Bankacılık bilançosu mevduat dışı kaynaklarla finansmana ağırlık verdikçe ki çoğu dış kredi ve borçlanma, ekonomi dış şoklara ve kur şokuna daha duyarlı hale geliyor. Hele ki dış politikada; hem finansmanda hem de ticarette yoğun ilişkilerimiz olan ülkelerle kutuplaşma ve sonunda yalnızlaşma, geleceğe dair sürdürülebilirliğin altını boşaltıyor.
İşte bu yüzden; son dönemde dış kaynak girişlerindeki daralma ve ekonomik yavaşlamanın bir araya düşmesiyle en başta kredi garanti mekanizmasının Hazine kefalet limitleri artırıldı. KOBİ’lere destekler, istihdam teşvikleri devreye girdi. Aksi halde banka bilançolarındaki batıklarda patlamaya tanık olacaktık.
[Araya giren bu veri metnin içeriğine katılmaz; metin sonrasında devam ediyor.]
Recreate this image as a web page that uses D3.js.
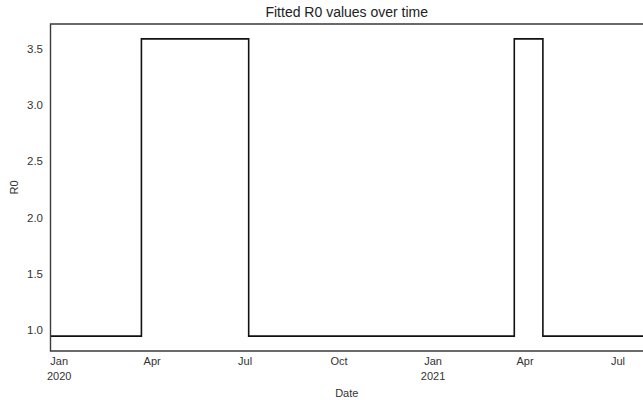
<!DOCTYPE html>
<html>
<head>
<meta charset="utf-8">
<script src="https://cdn.jsdelivr.net/npm/d3@7"></script>
<style>
  body { margin: 0; background: #fff; }
  svg { display: block; font-family: "Liberation Sans", Arial, sans-serif; }
</style>
</head>
<body>
<div id="chart"></div>
<script>
// step change points of the fitted R0 series (value holds until next date)
const changeDates = ['2019-12-24', '2020-03-22', '2020-07-05', '2021-03-22', '2021-04-19', '2021-07-26'];
const r0Values = [0.945, 3.585, 0.945, 3.585, 0.945, 0.945];

const yTicks = [1.0, 1.5, 2.0, 2.5, 3.0, 3.5];
const xTickDates = ['2020-01-01', '2020-04-01', '2020-07-01', '2020-10-01', '2021-01-01', '2021-04-01', '2021-07-01'];

const width = 643, height = 400;
const margin = { top: 24, right: 0, bottom: 49, left: 50.5 };
const fontSize = 11;

const parse = d3.utcParse('%Y-%m-%d');
const data = changeDates.map((d, i) => ({ date: parse(d), value: r0Values[i] }));

const svg = d3.select('#chart').append('svg')
    .attr('width', width)
    .attr('height', height);

const x = d3.scaleUtc()
    .domain(d3.extent(data, d => d.date))
    .range([margin.left, width - margin.right]);

// 5% padding like matplotlib
const lo = d3.min(r0Values), hi = d3.max(r0Values);
const pad = (hi - lo) * 0.05;
const y = d3.scaleLinear()
    .domain([lo - pad, hi + pad])
    .range([height - margin.bottom, margin.top]);

const line = d3.line()
    .x(d => x(d.date))
    .y(d => y(d.value))
    .curve(d3.curveStepAfter);

svg.append('path')
    .datum(data)
    .attr('d', line)
    .attr('fill', 'none')
    .attr('stroke', '#111')
    .attr('stroke-width', 1.6);

// spines
const spineColor = '#3a3a3a';
svg.append('path')
    .attr('d', `M${width},${margin.top}H${margin.left}V${height - margin.bottom}H${width}`)
    .attr('fill', 'none')
    .attr('stroke', spineColor)
    .attr('stroke-width', 1.4);

// y axis
const yAxis = svg.append('g')
    .attr('transform', `translate(${margin.left},0)`)
    .call(d3.axisLeft(y).tickValues(yTicks).tickFormat(d3.format('.1f')).tickSize(0).tickPadding(7.5));
yAxis.select('.domain').remove();
yAxis.selectAll('text').attr('font-size', fontSize + 0.5).attr('fill', '#333').attr('font-family', null);

// x axis, quarterly with year under January
const monthFmt = d3.utcFormat('%b');
const xAxis = svg.append('g')
    .attr('transform', `translate(0,${height - margin.bottom})`)
    .call(d3.axisBottom(x).tickValues(xTickDates.map(parse)).tickFormat(monthFmt).tickSize(0).tickPadding(6.5));
xAxis.select('.domain').remove();
xAxis.selectAll('text').attr('font-size', fontSize).attr('fill', '#333').attr('font-family', null);
xAxis.selectAll('.tick')
    .filter(d => d.getUTCMonth() === 0)
    .append('text')
    .attr('y', 29)
    .attr('fill', '#333')
    .attr('font-size', fontSize)
    .text(d => d.getUTCFullYear());

// labels
svg.append('text')
    .attr('x', (margin.left + width) / 2)
    .attr('y', 397)
    .attr('text-anchor', 'middle')
    .attr('font-size', fontSize)
    .attr('fill', '#333')
    .text('Date');

svg.append('text')
    .attr('transform', `translate(18,${(margin.top + height - margin.bottom) / 2}) rotate(-90)`)
    .attr('text-anchor', 'middle')
    .attr('font-size', fontSize)
    .attr('fill', '#333')
    .text('R0');

svg.append('text')
    .attr('x', (margin.left + width) / 2)
    .attr('y', 17)
    .attr('text-anchor', 'middle')
    .attr('font-size', 14)
    .attr('fill', '#222')
    .text('Fitted R0 values over time');
</script>
</body>
</html>
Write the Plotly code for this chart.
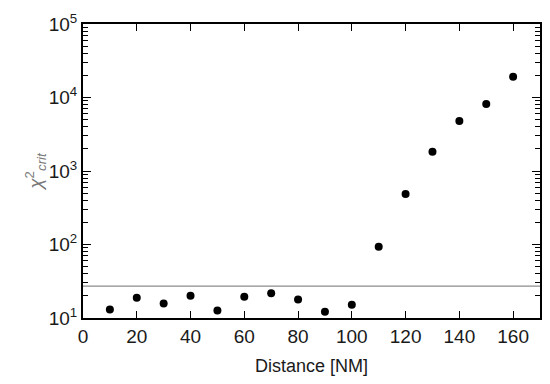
import plotly.graph_objects as go

distance = [10, 20, 30, 40, 50, 60, 70, 80, 90, 100, 110, 120, 130, 140, 150, 160]
chi2_crit = [13.1, 18.9, 15.8, 20.1, 12.6, 19.5, 21.7, 17.9, 12.2, 15.2,
             93, 486, 1830, 4790, 8130, 19200]
threshold = 27.2
x_range = [0, 170]
x_ticks = [0, 20, 40, 60, 80, 100, 120, 140, 160]
y_major = [10, 100, 1000, 10000, 100000]
y_major_text = ["10<sup>1</sup>", "10<sup>2</sup>", "10<sup>3</sup>", "10<sup>4</sup>", "10<sup>5</sup>"]
y_minor = [m * d for d in [10, 100, 1000, 10000] for m in range(2, 10)]

fig = go.Figure()
# threshold line lives on the minor-tick axis (same log range as the main axis)
fig.add_trace(go.Scatter(x=x_range, y=[threshold, threshold], mode="lines", yaxis="y2",
                         line=dict(color="#8c8c8c", width=1.3), showlegend=False))
fig.add_trace(go.Scatter(x=distance, y=chi2_crit, mode="markers",
                         marker=dict(color="black", size=8), showlegend=False))

font = dict(family="Liberation Sans, Arial, sans-serif", size=19, color="#1a1a1a")
fig.update_layout(
    width=542, height=376,
    margin=dict(l=75, r=10, t=16, b=66),
    paper_bgcolor="white", plot_bgcolor="white",
    font=font,
    xaxis=dict(range=x_range, tickvals=x_ticks,
               ticks="inside", ticklen=7, tickwidth=1.2, tickcolor="black",
               showline=True, linecolor="black", linewidth=2, mirror="ticks",
               showgrid=False, zeroline=False, automargin=False,
               title=dict(text="Distance [NM]", standoff=14, font=dict(size=18))),
    yaxis=dict(type="log", range=[1, 5], tickvals=y_major, ticktext=y_major_text,
               ticks="inside", ticklen=8, tickwidth=1.3, tickcolor="black",
               showline=True, linecolor="black", linewidth=2, mirror="ticks",
               showgrid=False, zeroline=False, automargin=False,
               title=dict(text="<i>χ</i><sup>2</sup><sub><i>crit</i></sub>",
                          font=dict(color="#777", size=19), standoff=0)),
    yaxis2=dict(type="log", range=[1, 5], overlaying="y", side="left", anchor="x",
                tickvals=y_minor, showticklabels=False,
                ticks="inside", ticklen=5, tickwidth=1.2, tickcolor="black",
                showline=True, linecolor="black", linewidth=2, mirror="ticks",
                showgrid=False, zeroline=False, automargin=False),
)
fig.write_html("out.html")
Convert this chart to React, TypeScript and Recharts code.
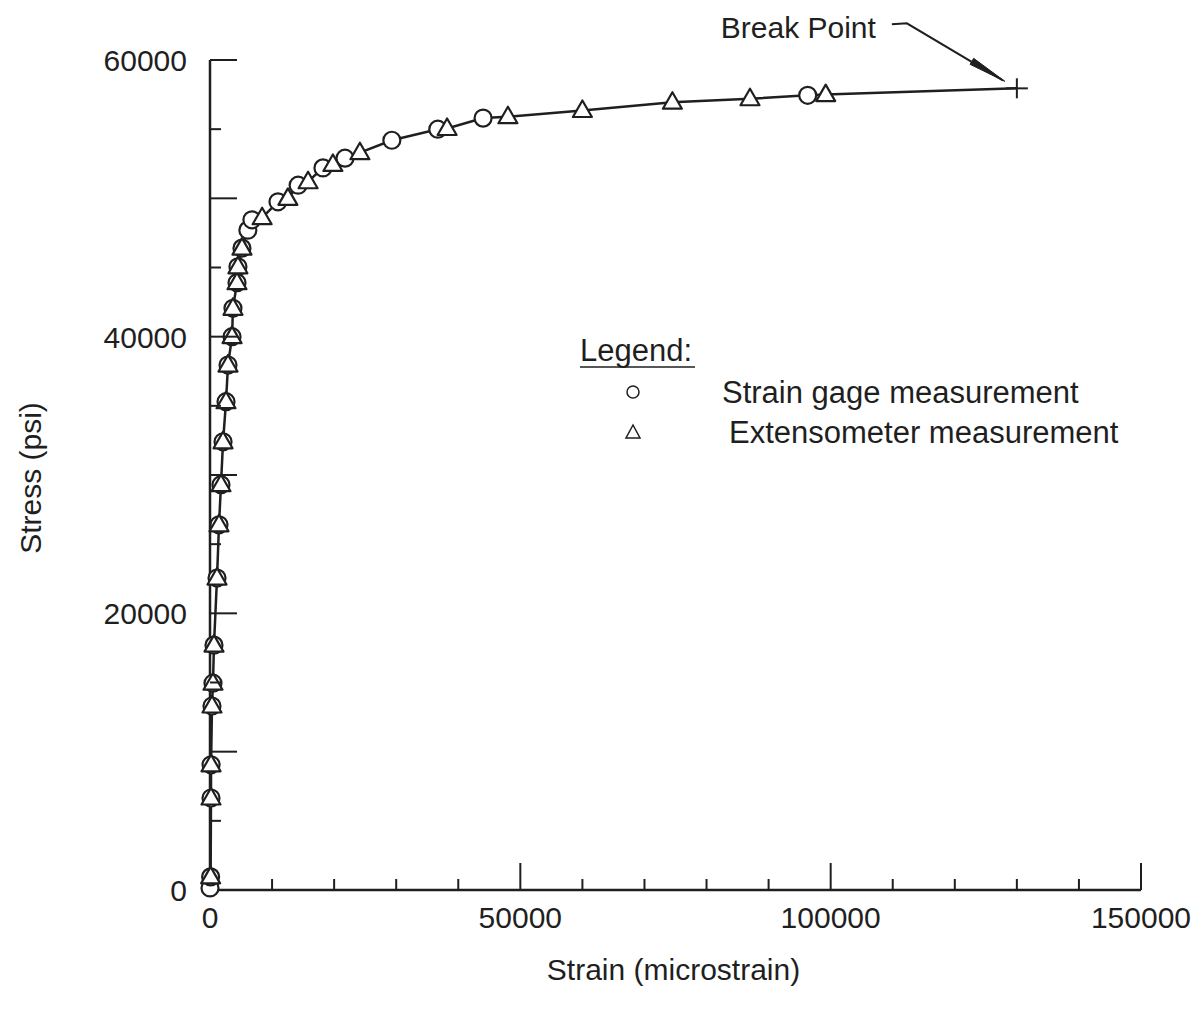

Ama yine de bunun biraz zaman kazandırıcı ‘ağrı kesici’ olduğunu not etmekte yarar var.
Yine Bankalar Birliği sunumunda yer alıyor ki; bankaların tahsili gecikmiş alacakları, sildikleri batık kredileri, vadeden önce yapılandırılanlar ile ödeme vadesi geçtikten sonra yapılandırılanların oranı, toplam kredilerin yüzde 8.6’sine ulaştı. Bu oran küresel kriz yılı 2009’da yüzde 9’a vurmuştu.
Her seçim öncesinde olduğu gibi siyasetçilerce ‘haydi kredi verin’ diye ‘kırbaçlanan’ bankaların artık takati kalmadı. Öyle ki; şimdi ‘mega projelerin kredilerini menkul kıymet haline dönüştürelim, bunu da Merkez Bankası alsın ve para versin’ gibi, kurları ve zaten yüksek olan enflasyonu daha da patlatacak hazırlıklar ortaya çıkıyor.
İşin parasallaşmaya, para basmaya gelmesi umarım sonun başlangıcı olmaz.